(Rows from a dataset of charts and code)
□ □ □

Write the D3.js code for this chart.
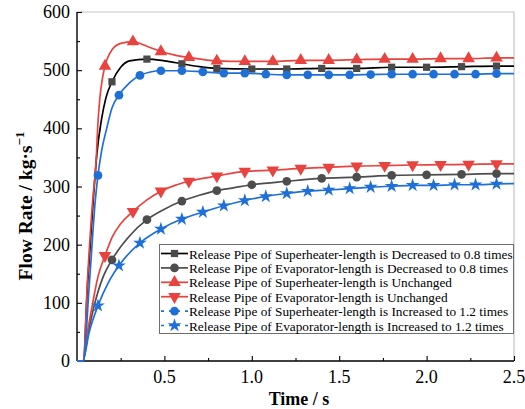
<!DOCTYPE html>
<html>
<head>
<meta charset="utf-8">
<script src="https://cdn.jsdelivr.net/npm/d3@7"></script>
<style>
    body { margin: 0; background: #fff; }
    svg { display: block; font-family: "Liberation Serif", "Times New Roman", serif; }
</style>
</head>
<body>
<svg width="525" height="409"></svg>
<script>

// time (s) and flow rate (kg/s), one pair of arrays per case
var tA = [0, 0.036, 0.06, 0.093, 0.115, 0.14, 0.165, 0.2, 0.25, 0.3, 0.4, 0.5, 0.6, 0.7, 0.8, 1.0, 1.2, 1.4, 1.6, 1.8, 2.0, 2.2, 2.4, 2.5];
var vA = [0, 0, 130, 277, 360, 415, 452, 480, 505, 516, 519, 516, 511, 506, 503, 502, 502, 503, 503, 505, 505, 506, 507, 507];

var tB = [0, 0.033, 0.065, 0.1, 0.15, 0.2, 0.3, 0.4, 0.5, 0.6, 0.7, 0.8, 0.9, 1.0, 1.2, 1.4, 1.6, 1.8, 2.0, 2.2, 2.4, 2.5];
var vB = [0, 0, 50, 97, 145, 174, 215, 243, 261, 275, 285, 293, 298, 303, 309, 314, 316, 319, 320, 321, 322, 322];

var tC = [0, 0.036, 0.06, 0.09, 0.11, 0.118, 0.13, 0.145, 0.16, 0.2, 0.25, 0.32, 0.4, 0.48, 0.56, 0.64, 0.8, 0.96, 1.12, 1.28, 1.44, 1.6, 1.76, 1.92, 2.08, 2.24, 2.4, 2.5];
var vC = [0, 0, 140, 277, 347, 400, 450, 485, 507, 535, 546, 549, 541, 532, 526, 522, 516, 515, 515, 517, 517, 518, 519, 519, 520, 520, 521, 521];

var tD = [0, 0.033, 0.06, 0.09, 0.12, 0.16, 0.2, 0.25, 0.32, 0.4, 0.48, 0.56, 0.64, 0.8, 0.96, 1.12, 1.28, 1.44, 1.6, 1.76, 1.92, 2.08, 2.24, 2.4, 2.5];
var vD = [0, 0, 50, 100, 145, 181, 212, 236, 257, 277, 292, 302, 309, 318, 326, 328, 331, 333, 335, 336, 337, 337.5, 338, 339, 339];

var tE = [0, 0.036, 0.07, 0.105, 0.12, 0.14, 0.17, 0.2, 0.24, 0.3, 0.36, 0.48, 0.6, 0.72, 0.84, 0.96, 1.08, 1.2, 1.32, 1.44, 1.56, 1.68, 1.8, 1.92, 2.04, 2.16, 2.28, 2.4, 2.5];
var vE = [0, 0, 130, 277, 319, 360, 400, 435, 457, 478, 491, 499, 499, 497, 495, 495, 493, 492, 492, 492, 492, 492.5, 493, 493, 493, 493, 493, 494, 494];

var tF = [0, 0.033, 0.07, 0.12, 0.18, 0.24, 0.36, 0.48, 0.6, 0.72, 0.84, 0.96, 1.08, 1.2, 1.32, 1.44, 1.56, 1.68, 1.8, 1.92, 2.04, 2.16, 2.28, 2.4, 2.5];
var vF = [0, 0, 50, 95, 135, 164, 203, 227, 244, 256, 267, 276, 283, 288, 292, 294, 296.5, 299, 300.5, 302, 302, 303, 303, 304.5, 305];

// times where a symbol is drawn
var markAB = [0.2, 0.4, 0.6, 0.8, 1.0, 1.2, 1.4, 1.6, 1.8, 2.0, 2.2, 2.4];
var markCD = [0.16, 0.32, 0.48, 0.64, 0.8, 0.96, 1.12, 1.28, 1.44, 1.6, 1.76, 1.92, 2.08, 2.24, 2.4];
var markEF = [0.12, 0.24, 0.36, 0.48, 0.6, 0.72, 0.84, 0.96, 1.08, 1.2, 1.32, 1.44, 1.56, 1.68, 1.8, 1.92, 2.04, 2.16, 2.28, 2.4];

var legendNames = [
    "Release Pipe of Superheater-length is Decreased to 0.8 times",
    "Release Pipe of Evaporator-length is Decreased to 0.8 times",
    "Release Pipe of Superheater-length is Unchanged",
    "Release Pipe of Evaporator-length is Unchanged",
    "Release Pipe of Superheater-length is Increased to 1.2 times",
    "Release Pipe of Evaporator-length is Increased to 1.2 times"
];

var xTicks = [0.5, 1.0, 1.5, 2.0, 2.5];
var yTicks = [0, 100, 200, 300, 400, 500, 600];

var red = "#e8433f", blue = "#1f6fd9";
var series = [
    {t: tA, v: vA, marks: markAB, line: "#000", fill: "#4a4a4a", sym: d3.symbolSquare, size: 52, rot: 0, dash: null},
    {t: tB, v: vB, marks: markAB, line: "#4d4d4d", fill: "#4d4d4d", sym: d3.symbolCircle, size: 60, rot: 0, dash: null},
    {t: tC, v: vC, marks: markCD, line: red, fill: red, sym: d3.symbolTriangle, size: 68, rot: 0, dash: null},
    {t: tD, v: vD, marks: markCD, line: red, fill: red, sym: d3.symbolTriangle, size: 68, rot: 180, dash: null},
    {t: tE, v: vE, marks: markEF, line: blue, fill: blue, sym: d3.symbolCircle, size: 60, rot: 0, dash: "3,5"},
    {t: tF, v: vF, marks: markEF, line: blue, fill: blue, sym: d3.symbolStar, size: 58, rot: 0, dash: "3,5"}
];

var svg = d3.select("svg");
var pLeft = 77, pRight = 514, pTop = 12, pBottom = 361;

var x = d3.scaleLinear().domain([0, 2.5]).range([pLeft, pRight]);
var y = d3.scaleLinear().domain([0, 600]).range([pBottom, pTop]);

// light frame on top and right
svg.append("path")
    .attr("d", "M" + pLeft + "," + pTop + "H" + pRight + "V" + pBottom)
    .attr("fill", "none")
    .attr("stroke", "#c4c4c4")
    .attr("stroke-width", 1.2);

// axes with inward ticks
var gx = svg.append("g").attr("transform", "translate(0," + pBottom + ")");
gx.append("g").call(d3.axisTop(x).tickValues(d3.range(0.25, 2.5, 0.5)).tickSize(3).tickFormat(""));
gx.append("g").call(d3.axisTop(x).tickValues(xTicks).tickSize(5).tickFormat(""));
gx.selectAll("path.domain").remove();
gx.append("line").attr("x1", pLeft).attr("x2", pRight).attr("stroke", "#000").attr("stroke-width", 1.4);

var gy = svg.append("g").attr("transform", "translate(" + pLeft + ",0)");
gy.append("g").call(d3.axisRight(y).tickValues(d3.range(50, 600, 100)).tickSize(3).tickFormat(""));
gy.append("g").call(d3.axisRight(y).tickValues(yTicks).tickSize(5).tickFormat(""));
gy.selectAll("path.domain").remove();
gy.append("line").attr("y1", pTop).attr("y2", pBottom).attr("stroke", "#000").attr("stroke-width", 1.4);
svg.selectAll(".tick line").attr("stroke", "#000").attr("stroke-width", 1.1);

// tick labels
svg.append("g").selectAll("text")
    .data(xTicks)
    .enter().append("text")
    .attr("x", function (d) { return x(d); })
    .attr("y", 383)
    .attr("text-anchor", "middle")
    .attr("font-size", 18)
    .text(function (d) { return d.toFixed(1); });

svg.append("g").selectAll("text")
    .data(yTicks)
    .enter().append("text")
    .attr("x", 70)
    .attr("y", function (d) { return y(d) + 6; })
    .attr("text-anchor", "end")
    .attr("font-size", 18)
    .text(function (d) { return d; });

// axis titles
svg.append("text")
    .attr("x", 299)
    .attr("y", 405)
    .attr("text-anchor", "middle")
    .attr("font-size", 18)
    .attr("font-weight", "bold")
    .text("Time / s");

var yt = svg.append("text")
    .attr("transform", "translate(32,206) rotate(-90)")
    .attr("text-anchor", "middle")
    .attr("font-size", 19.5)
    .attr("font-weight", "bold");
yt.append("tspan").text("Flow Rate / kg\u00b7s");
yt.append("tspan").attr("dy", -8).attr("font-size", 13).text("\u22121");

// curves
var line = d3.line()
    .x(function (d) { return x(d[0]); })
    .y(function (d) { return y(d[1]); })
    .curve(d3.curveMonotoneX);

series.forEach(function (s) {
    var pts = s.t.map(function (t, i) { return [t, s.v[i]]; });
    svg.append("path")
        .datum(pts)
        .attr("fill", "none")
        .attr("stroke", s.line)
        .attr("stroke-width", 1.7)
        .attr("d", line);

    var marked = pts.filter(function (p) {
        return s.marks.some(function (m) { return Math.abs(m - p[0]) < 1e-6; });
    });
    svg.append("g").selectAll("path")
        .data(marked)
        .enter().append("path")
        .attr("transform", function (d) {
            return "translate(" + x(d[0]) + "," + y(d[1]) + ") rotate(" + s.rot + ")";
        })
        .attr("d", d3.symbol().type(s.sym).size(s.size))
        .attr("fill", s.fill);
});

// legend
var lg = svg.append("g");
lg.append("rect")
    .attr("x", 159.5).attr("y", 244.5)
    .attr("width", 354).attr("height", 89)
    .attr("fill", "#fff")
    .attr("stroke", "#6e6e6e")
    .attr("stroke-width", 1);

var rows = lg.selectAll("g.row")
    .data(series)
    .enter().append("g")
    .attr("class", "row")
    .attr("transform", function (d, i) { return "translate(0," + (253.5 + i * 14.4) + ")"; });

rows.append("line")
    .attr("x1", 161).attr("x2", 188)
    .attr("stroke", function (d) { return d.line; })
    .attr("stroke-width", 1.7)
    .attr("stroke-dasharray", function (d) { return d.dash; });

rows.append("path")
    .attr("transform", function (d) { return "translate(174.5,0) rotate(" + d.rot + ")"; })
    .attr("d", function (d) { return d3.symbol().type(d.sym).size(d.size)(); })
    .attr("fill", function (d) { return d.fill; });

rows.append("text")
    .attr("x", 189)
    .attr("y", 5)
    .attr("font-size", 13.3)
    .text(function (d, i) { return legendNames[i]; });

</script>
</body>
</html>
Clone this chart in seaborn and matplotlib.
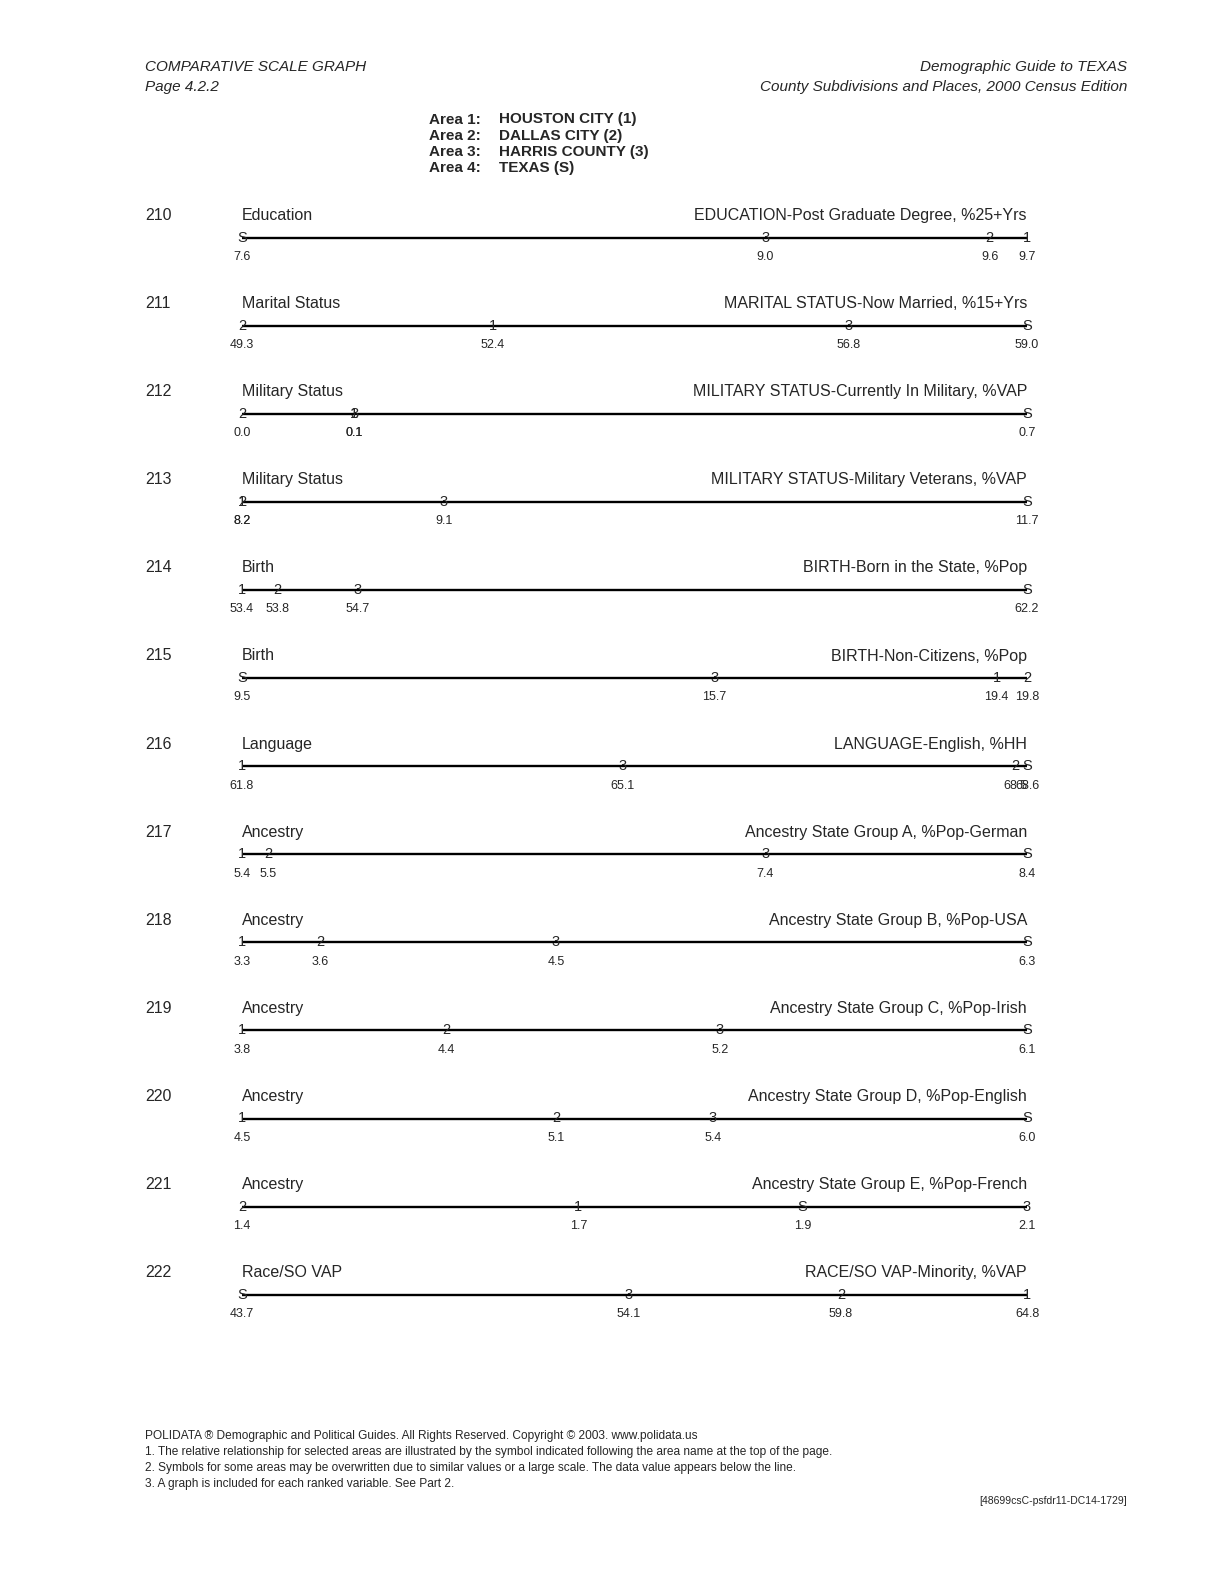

□ □ □

__Given instruction__:
Please extract exactly the lines of the data, from the first through the line containing "506, 507, 507];", and add no pictures to the copy.

__Answer below__:
Write the D3.js code for this chart.
<!DOCTYPE html>
<html>
<head>
<meta charset="utf-8">
<script src="https://cdn.jsdelivr.net/npm/d3@7"></script>
<style>
    body { margin: 0; background: #fff; }
    svg { display: block; font-family: "Liberation Serif", "Times New Roman", serif; }
</style>
</head>
<body>
<svg width="525" height="409"></svg>
<script>

// time (s) and flow rate (kg/s), one pair of arrays per case
var tA = [0, 0.036, 0.06, 0.093, 0.115, 0.14, 0.165, 0.2, 0.25, 0.3, 0.4, 0.5, 0.6, 0.7, 0.8, 1.0, 1.2, 1.4, 1.6, 1.8, 2.0, 2.2, 2.4, 2.5];
var vA = [0, 0, 130, 277, 360, 415, 452, 480, 505, 516, 519, 516, 511, 506, 503, 502, 502, 503, 503, 505, 505, 506, 507, 507];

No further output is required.